» WHAT IS REQUIRED
Please transcribe the listing below in full and word for word, without its pictures.

» DATA EXTRACT
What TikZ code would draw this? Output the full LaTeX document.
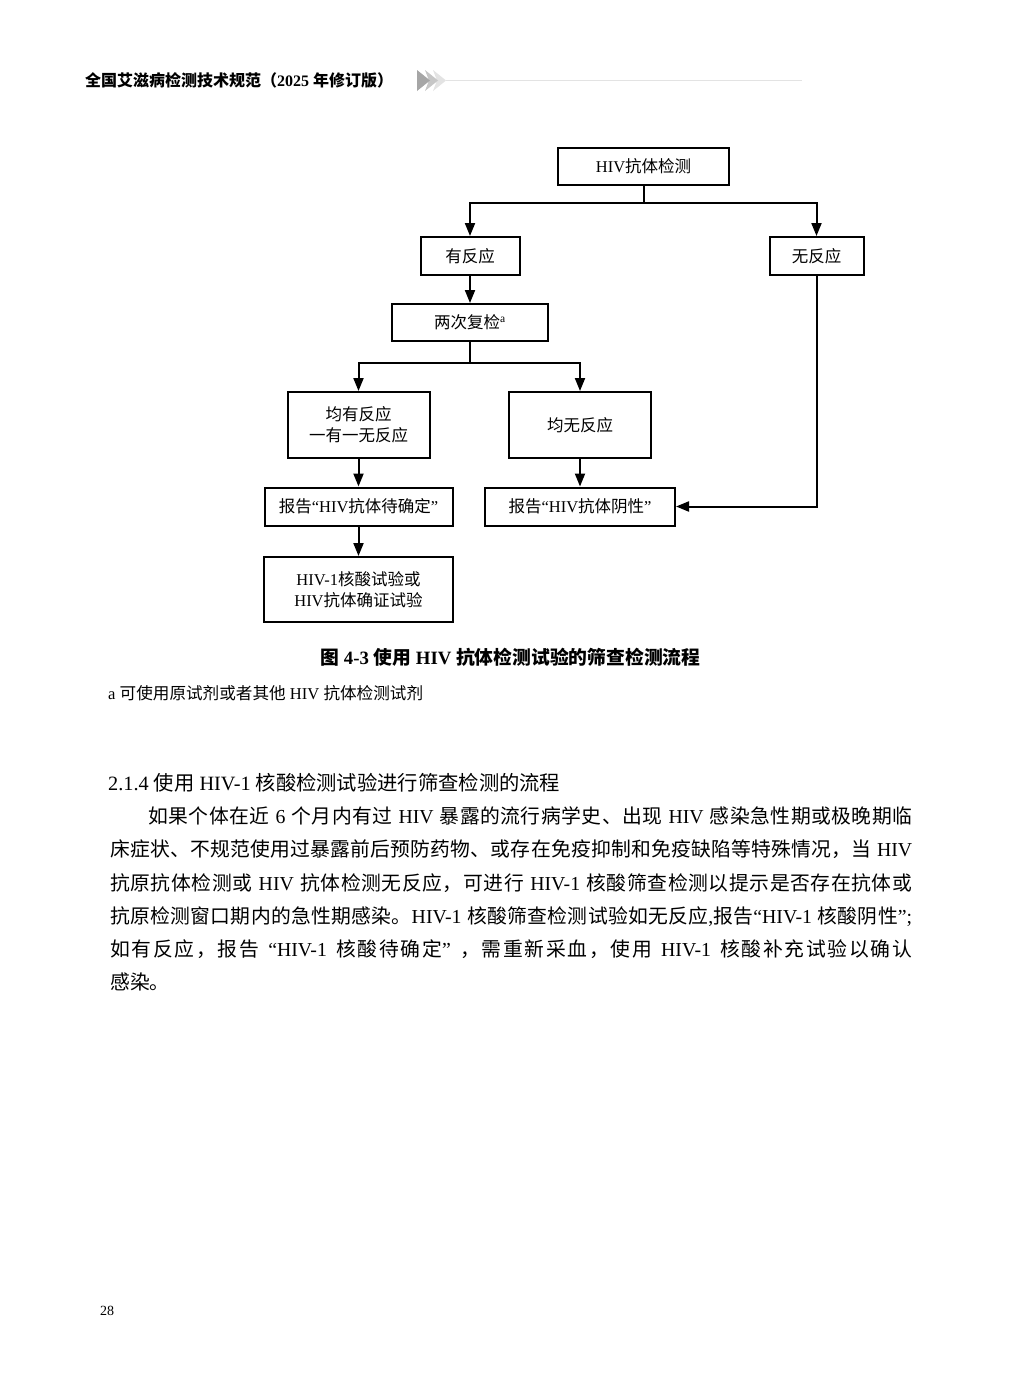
\documentclass[tikz,border=0pt]{standalone}
\usepackage{fontspec}
\setmainfont{Liberation Serif}
\newfontfamily\cjk{Noto Sans CJK SC}
\newfontfamily\latin{Liberation Serif}
\usetikzlibrary{arrows.meta}
\XeTeXinterchartokenstate=1
\newXeTeXintercharclass\cjkcls
\newcount\cjkcc
\def\setcls#1#2#3{\cjkcc=#1\relax\loop\XeTeXcharclass\cjkcc=#3\relax\advance\cjkcc by 1\relax\ifnum\cjkcc<#2\relax\repeat}
\setcls{"21}{"7F}{0}
\setcls{"2000}{"2070}{0}
\setcls{"4E00}{"A000}{\cjkcls}
\setcls{"3000}{"3040}{\cjkcls}
\setcls{"FF00}{"FFF0}{\cjkcls}
\XeTeXinterchartoks 0 \cjkcls = {\cjk}
\XeTeXinterchartoks 4095 \cjkcls = {\cjk}
\XeTeXinterchartoks \cjkcls 0 = {\latin}
\XeTeXinterchartoks \cjkcls 4095 = {\latin}
\XeTeXinterchartoks 4095 0 = {\latin}
\XeTeXinterchartoks \cjkcls \cjkcls = {\hskip0pt plus 1pt\relax}
\begin{document}
\begin{tikzpicture}[x=1pt,y=-1pt,
  bx/.style={draw, line width=2pt, inner sep=0pt, align=center, font=\fontsize{16.5}{21}\selectfont},
  ln/.style={line width=2pt},
  arr/.style={line width=2pt, -{Triangle[length=13pt,width=10pt]}},
  body/.style={inner sep=0pt, anchor=base west, font=\fontsize{19.8}{24}\selectfont}]
\useasboundingbox (0,0) rectangle (1022,1376);
\fill[white] (0,0) rectangle (1022,1376);
% header
\node[inner sep=0pt, anchor=base west, font=\fontsize{16}{20}\selectfont\bfseries] (hdr) at (85,86) {全国艾滋病检测技术规范（2025 年修订版）};
\fill[gray!22] (433,70) -- (446,80.5) -- (433,91) -- (437,80.5) -- cycle;
\fill[gray!45] (425,70) -- (438,80.5) -- (425,91) -- (429,80.5) -- cycle;
\fill[gray!70] (417,70) -- (430,80.5) -- (417,91) -- cycle;
\draw[gray!22, line width=1pt] (446,80.5) -- (802,80.5);
% flowchart
\node[bx, minimum width=171pt, minimum height=37pt] (top) at (643.5,166.5) {HIV抗体检测};
\node[bx, minimum width=99pt, minimum height=38pt] (yes) at (470,256) {有反应};
\node[bx, minimum width=94pt, minimum height=38pt] (no) at (816.5,256) {无反应};
\node[bx, minimum width=156pt, minimum height=37pt] (re) at (470,322.5) {两次复检\textsuperscript{a}};
\node[bx, minimum width=142pt, minimum height=66pt] (ay) at (358.5,425) {均有反应\\一有一无反应};
\node[bx, minimum width=142pt, minimum height=66pt] (an) at (580,425) {均无反应};
\node[bx, minimum width=188pt, minimum height=38pt] (pd) at (358.5,506.5) {报告“HIV抗体待确定”};
\node[bx, minimum width=190pt, minimum height=38pt] (ng) at (580,506.5) {报告“HIV抗体阴性”};
\node[bx, minimum width=189pt, minimum height=65pt] (cf) at (358.5,589.5) {HIV-1核酸试验或\\HIV抗体确证试验};
\coordinate (j1) at (643.5,203);
\draw[ln] (top.south) -- (j1);
\draw[arr] (j1) -| (yes.north);
\draw[arr] (j1) -| (no.north);
\draw[arr] (yes) -- (re);
\coordinate (j2) at (470,363);
\draw[ln] (re.south) -- (j2);
\draw[arr] (j2) -| (ay.north);
\draw[arr] (j2) -| (an.north);
\draw[arr] (ay) -- (pd);
\draw[arr] (an) -- (ng);
\draw[arr] (pd) -- (cf);
\draw[arr] (no.south) |- (ng.east);
% caption and note
\node[inner sep=0pt, anchor=base, font=\fontsize{18.8}{24}\selectfont\bfseries] (cap) at (510.5,664) {图 4-3 使用 HIV 抗体检测试验的筛查检测流程};
\node[inner sep=0pt, anchor=base west, font=\fontsize{16.6}{20}\selectfont] (fn) at (108,699) {a 可使用原试剂或者其他 HIV 抗体检测试剂};
% body
\node[body, font=\fontsize{20.3}{24}\selectfont] (h) at (108,790.5) {2.1.4 使用 HIV-1 核酸检测试验进行筛查检测的流程};
\node[body] (l1) at (148,823.5) {\makebox[764pt][s]{如果个体在近 6 个月内有过 HIV 暴露的流行病学史、出现 HIV 感染急性期或极晚期临}};
\node[body] (l2) at (110,856.5) {\makebox[802pt][s]{床症状、不规范使用过暴露前后预防药物、或存在免疫抑制和免疫缺陷等特殊情况，当 HIV}};
\node[body] (l3) at (110,890.5) {\makebox[802pt][s]{抗原抗体检测或 HIV 抗体检测无反应，可进行 HIV-1 核酸筛查检测以提示是否存在抗体或}};
\node[body] (l4) at (110,923.5) {\makebox[802pt][s]{抗原检测窗口期内的急性期感染。HIV-1 核酸筛查检测试验如无反应,报告“HIV-1 核酸阴性”;}};
\node[body] (l5) at (110,956.5) {\makebox[802pt][s]{如有反应，报告 “HIV-1 核酸待确定” ，需重新采血，使用 HIV-1 核酸补充试验以确认}};
\node[body] (l6) at (110,989.5) {感染。};
\node[inner sep=0pt, anchor=base west, font=\fontsize{14}{16}\selectfont] (pg) at (100,1315) {28};
\end{tikzpicture}
\end{document}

» COMPLETE ANSWER
What TikZ code would draw this? Output the full LaTeX document.
\documentclass[tikz,border=0pt]{standalone}
\usepackage{fontspec}
\setmainfont{Liberation Serif}
\newfontfamily\cjk{Noto Sans CJK SC}
\newfontfamily\latin{Liberation Serif}
\usetikzlibrary{arrows.meta}
\XeTeXinterchartokenstate=1
\newXeTeXintercharclass\cjkcls
\newcount\cjkcc
\def\setcls#1#2#3{\cjkcc=#1\relax\loop\XeTeXcharclass\cjkcc=#3\relax\advance\cjkcc by 1\relax\ifnum\cjkcc<#2\relax\repeat}
\setcls{"21}{"7F}{0}
\setcls{"2000}{"2070}{0}
\setcls{"4E00}{"A000}{\cjkcls}
\setcls{"3000}{"3040}{\cjkcls}
\setcls{"FF00}{"FFF0}{\cjkcls}
\XeTeXinterchartoks 0 \cjkcls = {\cjk}
\XeTeXinterchartoks 4095 \cjkcls = {\cjk}
\XeTeXinterchartoks \cjkcls 0 = {\latin}
\XeTeXinterchartoks \cjkcls 4095 = {\latin}
\XeTeXinterchartoks 4095 0 = {\latin}
\XeTeXinterchartoks \cjkcls \cjkcls = {\hskip0pt plus 1pt\relax}
\begin{document}
\begin{tikzpicture}[x=1pt,y=-1pt,
  bx/.style={draw, line width=2pt, inner sep=0pt, align=center, font=\fontsize{16.5}{21}\selectfont},
  ln/.style={line width=2pt},
  arr/.style={line width=2pt, -{Triangle[length=13pt,width=10pt]}},
  body/.style={inner sep=0pt, anchor=base west, font=\fontsize{19.8}{24}\selectfont}]
\useasboundingbox (0,0) rectangle (1022,1376);
\fill[white] (0,0) rectangle (1022,1376);
% header
\node[inner sep=0pt, anchor=base west, font=\fontsize{16}{20}\selectfont\bfseries] (hdr) at (85,86) {全国艾滋病检测技术规范（2025 年修订版）};
\fill[gray!22] (433,70) -- (446,80.5) -- (433,91) -- (437,80.5) -- cycle;
\fill[gray!45] (425,70) -- (438,80.5) -- (425,91) -- (429,80.5) -- cycle;
\fill[gray!70] (417,70) -- (430,80.5) -- (417,91) -- cycle;
\draw[gray!22, line width=1pt] (446,80.5) -- (802,80.5);
% flowchart
\node[bx, minimum width=171pt, minimum height=37pt] (top) at (643.5,166.5) {HIV抗体检测};
\node[bx, minimum width=99pt, minimum height=38pt] (yes) at (470,256) {有反应};
\node[bx, minimum width=94pt, minimum height=38pt] (no) at (816.5,256) {无反应};
\node[bx, minimum width=156pt, minimum height=37pt] (re) at (470,322.5) {两次复检\textsuperscript{a}};
\node[bx, minimum width=142pt, minimum height=66pt] (ay) at (358.5,425) {均有反应\\一有一无反应};
\node[bx, minimum width=142pt, minimum height=66pt] (an) at (580,425) {均无反应};
\node[bx, minimum width=188pt, minimum height=38pt] (pd) at (358.5,506.5) {报告“HIV抗体待确定”};
\node[bx, minimum width=190pt, minimum height=38pt] (ng) at (580,506.5) {报告“HIV抗体阴性”};
\node[bx, minimum width=189pt, minimum height=65pt] (cf) at (358.5,589.5) {HIV-1核酸试验或\\HIV抗体确证试验};
\coordinate (j1) at (643.5,203);
\draw[ln] (top.south) -- (j1);
\draw[arr] (j1) -| (yes.north);
\draw[arr] (j1) -| (no.north);
\draw[arr] (yes) -- (re);
\coordinate (j2) at (470,363);
\draw[ln] (re.south) -- (j2);
\draw[arr] (j2) -| (ay.north);
\draw[arr] (j2) -| (an.north);
\draw[arr] (ay) -- (pd);
\draw[arr] (an) -- (ng);
\draw[arr] (pd) -- (cf);
\draw[arr] (no.south) |- (ng.east);
% caption and note
\node[inner sep=0pt, anchor=base, font=\fontsize{18.8}{24}\selectfont\bfseries] (cap) at (510.5,664) {图 4-3 使用 HIV 抗体检测试验的筛查检测流程};
\node[inner sep=0pt, anchor=base west, font=\fontsize{16.6}{20}\selectfont] (fn) at (108,699) {a 可使用原试剂或者其他 HIV 抗体检测试剂};
% body
\node[body, font=\fontsize{20.3}{24}\selectfont] (h) at (108,790.5) {2.1.4 使用 HIV-1 核酸检测试验进行筛查检测的流程};
\node[body] (l1) at (148,823.5) {\makebox[764pt][s]{如果个体在近 6 个月内有过 HIV 暴露的流行病学史、出现 HIV 感染急性期或极晚期临}};
\node[body] (l2) at (110,856.5) {\makebox[802pt][s]{床症状、不规范使用过暴露前后预防药物、或存在免疫抑制和免疫缺陷等特殊情况，当 HIV}};
\node[body] (l3) at (110,890.5) {\makebox[802pt][s]{抗原抗体检测或 HIV 抗体检测无反应，可进行 HIV-1 核酸筛查检测以提示是否存在抗体或}};
\node[body] (l4) at (110,923.5) {\makebox[802pt][s]{抗原检测窗口期内的急性期感染。HIV-1 核酸筛查检测试验如无反应,报告“HIV-1 核酸阴性”;}};
\node[body] (l5) at (110,956.5) {\makebox[802pt][s]{如有反应，报告 “HIV-1 核酸待确定” ，需重新采血，使用 HIV-1 核酸补充试验以确认}};
\node[body] (l6) at (110,989.5) {感染。};
\node[inner sep=0pt, anchor=base west, font=\fontsize{14}{16}\selectfont] (pg) at (100,1315) {28};
\end{tikzpicture}
\end{document}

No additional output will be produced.